Greedy Algorithm and Huffman Coding

Greedy Algorithm

Some optimization problems can be solved using a greedy algorithm. A greedy algorithm builds a solution iteratively. At each iteration the algorithm uses a greedy rule to make its choice. Once a choice is made the algorithm never changes its mind or looks back to consider a different perhaps better solution; the reason the algorithm is called greedy. Generally the greedy rule can be expressed using priority queue of possible candidates (partial solution) to build the solution. So each iteration of the greedy algorithm removes the next best candidate from the priority queue and checks if the solution can add the candidate to build a larger solution. The algorithm terminates when the priority queue is empty

Iterative Algorithm Greedy(Set of candidate component_solution each with value and other attribute)

// returns sequence, S, of component_solution representing the complete solution

make a Priority Queue, Q, of candidate component_solution keyed by value

make a empty Sequence, S

while Q is not empty do

remove maximum value candidate component_solution, c, from Q

if S + c a good partial solution then add c to S

return S

The most common example of a greedy algorithm is making change with American coinage. For instance, if you have to give someone 73 cents in change, what do you do? First, give them as many quarters as you can (2), then from the leftover, give them as many dimes (2), as many nickels (0) and as many pennies (3). So, the priority queue is the amount of change given.

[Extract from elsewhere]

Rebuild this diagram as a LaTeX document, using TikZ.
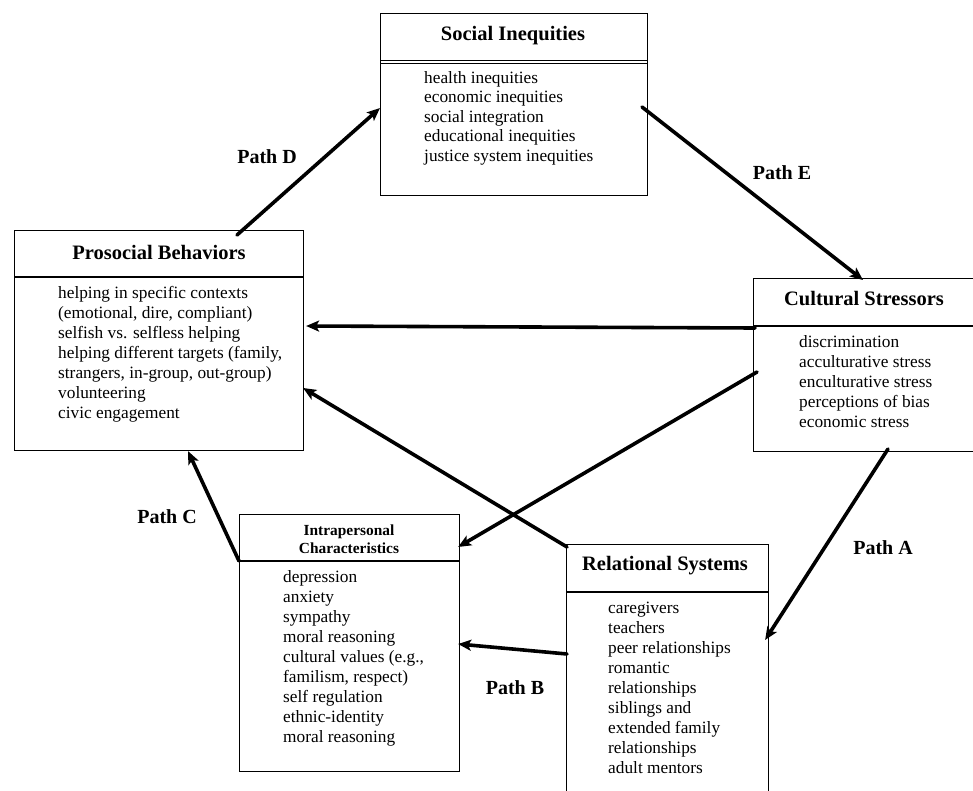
\documentclass[tikz,border=0pt]{standalone}
\usepackage{fontspec}
\setmainfont{Liberation Serif}
\usetikzlibrary{arrows.meta,calc}
\begin{document}
\begin{tikzpicture}[x=1pt,y=-1pt,
  box/.style={draw, line width=1.1pt, inner sep=0pt, anchor=north west},
  ttl/.style={font=\fontsize{20.5}{24}\selectfont\bfseries, inner sep=0pt},
  smallttl/.style={font=\fontsize{15.4}{18}\selectfont\bfseries, inner sep=0pt, align=center},
  itm/.style={font=\fontsize{17.3}{20}\selectfont, align=left, inner sep=0pt, anchor=north west},
  sep/.style={line width=1.8pt},
  arr/.style={line width=3.6pt, line cap=round, -{Stealth[length=13pt,width=11pt,inset=3pt]}},
  plab/.style={font=\fontsize{20}{24}\selectfont\bfseries, inner sep=0pt}]
\useasboundingbox[fill=white] (0,0) rectangle (973,791);

% Social Inequities
\node[box, minimum width=267pt, minimum height=182pt] (soc) at (380,13) {};
\node[ttl] (soct) at (513,36) {Social Inequities};
\draw[line width=1pt] ($(soc.north west)+(0,47.5)$) -- ($(soc.north east)+(0,47.5)$);
\draw[line width=1pt] ($(soc.north west)+(0,50.5)$) -- ($(soc.north east)+(0,50.5)$);
\node[itm, font=\fontsize{17.3}{19.5}\selectfont] (soci) at (424,69.4) {\strut health inequities\\economic inequities\\social integration\\educational inequities\\justice system inequities};

% Prosocial Behaviors
\node[box, minimum width=289pt, minimum height=220pt] (pro) at (14,230) {};
\node[ttl] (prot) at (159,252) {Prosocial Behaviors};
\draw[sep] ($(pro.north west)+(0,47)$) -- ($(pro.north east)+(0,47)$);
\node[itm] (proi) at (58,284) {\strut helping in specific contexts\\(emotional, dire, compliant)\\selfish vs. selfless helping\\helping different targets (family,\\strangers, in-group, out-group)\\volunteering\\civic engagement};

% Cultural Stressors
\node[box, minimum width=227pt, minimum height=173pt] (cul) at (753,278) {};
\node[ttl] (cult) at (864,299) {Cultural Stressors};
\draw[sep] ($(cul.north west)+(0,48)$) -- ($(cul.north east)+(0,48)$);
\node[itm] (culi) at (799,333) {\strut discrimination\\acculturative stress\\enculturative stress\\perceptions of bias\\economic stress};

% Intrapersonal Characteristics
\node[box, minimum width=220pt, minimum height=257pt] (int) at (239,514) {};
\node[smallttl] (intt) at (349,539.5) {Intrapersonal\\Characteristics};
\draw[sep] ($(int.north west)+(0,47)$) -- ($(int.north east)+(0,47)$);
\node[itm] (inti) at (283,568) {\strut depression\\anxiety\\sympathy\\moral reasoning\\cultural values (e.g.,\\familism, respect)\\self regulation\\ethnic-identity\\moral reasoning};

% Relational Systems
\node[box, minimum width=202pt, minimum height=260pt] (rel) at (566,544) {};
\node[ttl] (relt) at (665,566) {Relational Systems};
\draw[sep] ($(rel.north west)+(0,48)$) -- ($(rel.north east)+(0,48)$);
\node[itm] (reli) at (608,599) {\strut caregivers\\teachers\\peer relationships\\romantic\\relationships\\siblings and\\extended family\\relationships\\adult mentors};

% Arrows
\draw[arr] ($(pro.north west)+(223,5)$) -- ($(soc.north west)+(0,95)$);
\draw[arr] ($(soc.north west)+(262,94)$) -- ($(cul.north west)+(110,2)$);
\draw[arr] ($(cul.north west)+(2,50)$) -- ($(pro.north east)+(2,96)$);
\draw[arr] ($(cul.north west)+(4,94)$) -- ($(int.north east)+(-2,33)$);
\draw[arr] ($(rel.north west)+(1,3)$) -- ($(pro.north east)+(-1,158)$);
\draw[arr] ($(int.north west)+(0,47)$) -- ($(pro.south west)+(174,0)$);
\draw[arr] ($(cul.north west)+(135,171)$) -- ($(rel.north east)+(-4,96)$);
\draw[arr] ($(rel.north west)+(1,110)$) -- ($(int.north east)+(-2,130)$);

% Path labels
\node[plab] (pd) at (267,157) {Path D};
\node[plab] (pe) at (782,173) {Path E};
\node[plab] (pc) at (167,517) {Path C};
\node[plab] (pa) at (883,548) {Path A};
\node[plab] (pb) at (515,688) {Path B};
\end{tikzpicture}
\end{document}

So, lets look at the algorithm for making change:

Iterative Algorithm Change(double value)

// returns a Sequence, of # of dollars, quarters, dimes, nickels, then pennies. (or whatever change set you use)

make a Priority Queue, Q, of coins by value

make a empty Sequence

while Q is not empty do

remove maximum coin from Q

find x such that coin > (value – x * coin) > 0

Add x to S

return S

A greedy algorithm is not guaranteed to always generate the optimal solution. But the algorithm is generally easy to design and implement, and when it does generate the optimal solution it does so efficiently. Also when the greedy algorithm does not generate the optimal solution, the solution is close to optimal.

What happens when you use a different set of coins, say 1, 4, and 6 cent pieces?

Lets make change for 8 cents using the greedy algorithm.

The greedy approach gives you one 6 cent coin, and two 1 cent coins, which means you have 3 coins, but the optimal solution is two coins (two 4 cent coins). So, for the change problem, the optimal solution depends on the data set. Luckily for us, American coinage works great for this approach.

Text Compression

Typically characters are encoded by fixed length binary words. ASCII code uses 8 bits and Unicode uses 16 bits. Huffman encoding uses variable bit length words to encode the characters. Characters used more frequently have smaller length. In this way the encoding of string can be smaller then with fixed length words.

The Huffman code uses a binary tree to describe the code. Each letter of the alphabet is located at an external. The bit encoding is the path from the root to the letter with moving to the left child generating a 0 and moving to right child generating a 1. If we are actually using the tree to encode the text then we would need an additional locater structure. Normal one would make a lookup table and use the tree only to construct/determine the code. The tree is a satisfactory structure to decode.

Illustrate Huffman tree

Huffman Algorithm

We determine the frequency of character and use the frequency to prioritize the characters (that are single node trees). We remove two elements from the queue and construct a binary tree with key the sum of the two removed keys. The constructed tree is but back into the queue.

Algorithm Huffman(X)

input: String X of length n with d distinct characters
output: coding tree for X

Compute the frequency function f.
Initialize empty priority queue Q of trees
for each character c in X do
Create a single-node binary tree T storing c.
Insert T into Q with key f(c)

while Q.size() > 1 do
f₁ = Q.minKey()
T₁ = Q.removeMin()
f₂ = Q.minKey()
T₂ = Q.removeMin()
Create new binary tree T with left subtree T₁ and right subtree T₂
Insert T into Q with key f₁ + f₂
return tree Q. removeMin()

The algorithm is a good example of an Greedy Algorithm. Can you see how? Notice that the work done after selecting from the priority queue is different for almost every Greedy Algorithm. This is usually the tough part of writing the algorithm.

This is also a good example of using a compound structure, with varying sized trees as elements of the priority queue. The complete Huffman tree is an optimal variable length word encoding.

Cost

Running time is O(n + d lg d) where O(d lg d) for constructing the tree from d is the alphabet size and O(n) for making the frequency function and encoding the message using a lookup table.

Coding

Although the Huffman Tree is a suitable data structure for decoding a message, it is a not a suitable data structure for encoding a message.

How would you encode a message using a Huffman tree? For each character in the message we would have perform a tree traversal, recording and updating the encoding string as we go, until we find the character we are searching. What would be the cost?